Provavelmente, não o fará, porque a vergonha também não é muita, por aquelas paragens. Mas espera-se então que seja o Presidente da República, mesmo antes de trincar pantagruelicamente o seu bolo-rei, a chamar Passos Coelho para lhe pedir explicações. Presume-se que o executivo seja composto por homens e não por irresponsáveis garotos.
Como a desdita é tão grande, temos de admitir que nenhum deles tomará a decisão que a circunstância exige. E sendo assim, compete então aos partidos da oposição o esforço de esclarecerem a opinião pública. Primeiro, em comissão parlamentar, ouvindo os ministros envolvidos. Segundo, aproveitando o próximo debate quinzenal, para espremer o incauto Primeiro-Ministro.
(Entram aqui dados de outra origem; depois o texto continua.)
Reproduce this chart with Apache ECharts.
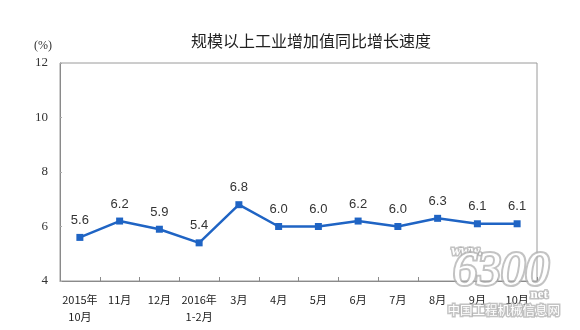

Para justificar a venda da TAP ao preço da uva diurética, Miguel Relvas montou uma gigantesca campanha de propaganda negra. A empresa é deficitária, os seus trabalhadores gozam de privilégios sem precedentes entre os portugueses, a frota está a ficar obsoleta e tudo isto custa muito dinheiro, de que o único accionista não pode dispor. Tanto esforço, para nada.
Vão agora tentar arranjar novo comprador que, se aparecer, vai obviamente oferecer um preço muito menor.
Na privatização da RTP, tudo se passará de forma semelhante, tanto mais que os putativos compradores já falharam outros negócios, por falta de aval bancário.
E assim vamos definhando, às mãos de um Governo incompetente e de um Presidente que não tem a menor ideia do que deve fazer, perante tão grave crise. O défice derrapou, para além dos seis por cento, a dívida ultrapassou o valor histórico dos 120,5 por cento, apesar de os portugueses continuarem a ser esmifrados, até ao tutano.